Mijn omschrijving van wat mijn netvlies te verwerken krijgt
is als een eufemisme te betitelen, zo erg is dit. Bijna, niet te omschrijven.
Zijn beide onderarmen zijn zwaar gehavend met kapot glas. Dit glas heeft diepe
sporen getrokken in zijn vlees dat grauw, blauw, bleek en totaal doorgesneden is.
Zijn onderarmen zijn net als draadjesvlees. Eerder reeds is de jongeman
behandeld voor zijn wonden en hebben dokters verwoede pogingen gedaan om zijn
onderarmen te redden voor een nog ernstiger handicap –amputatie- en hebben met
veel draad de wonden aaneen gehecht.
Zijn vlees bloed bijna niet meer. Teveel aderen zijn kapot
getrokken met diep penetrerend scherp glas. Het doorzichtige vocht dat van zijn
armen op de grond druppelt vormt twee kleine donkere poeltjes in de lichtbruine
terra tussen het wiegende zomerse graan.
De ambulancebroeders nemen hem mee naar het ziekenhuis om
zijn onderarmen te redden. Waarschijnlijk zal hij deze moeten gaan missen voor
de rest van zijn leven i.v.m. de naderende amputatie, terwijl hij nog niet veel
jaren op zijn teller heeft staan. De gezichten van de ambulancebroeders staan
neutraal maar uiterst bedenkelijk over zijn redding kansen.

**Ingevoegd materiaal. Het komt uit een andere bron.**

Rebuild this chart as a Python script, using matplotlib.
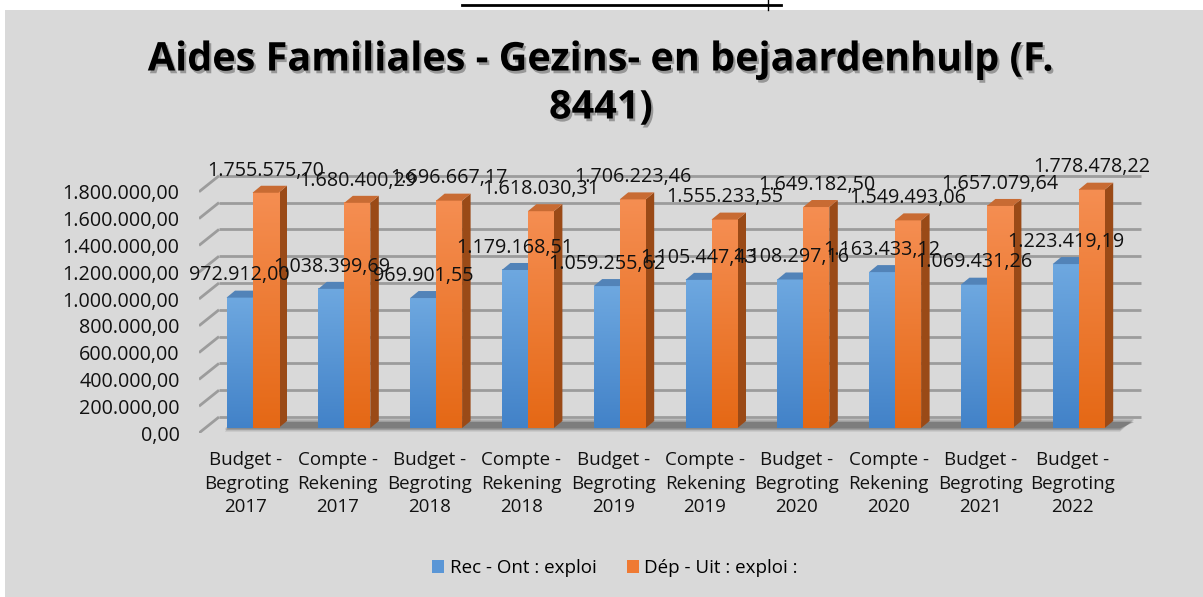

Tot dan toe heb ik nog nooit gehoord van mutilatie. Deze
gruwelijke beelden blijven nog lang bij me, tot ook zij weer verdwijnen als
sneeuw voor de zon.
Een gedachte komt bij me op; Zou hij intussen eventueel zijn
voeten getraind kunnen hebben om het vernietigende werk van zijn handen voort
te kunnen zetten. Ik ben deze jongeman in mijn politieleven nooit meer tegen
gekomen.
Ik denk wel eens van, wat doen mensen zich zelf toch aan en
waar is het verkeerd gegaan zonder of met bijsturing.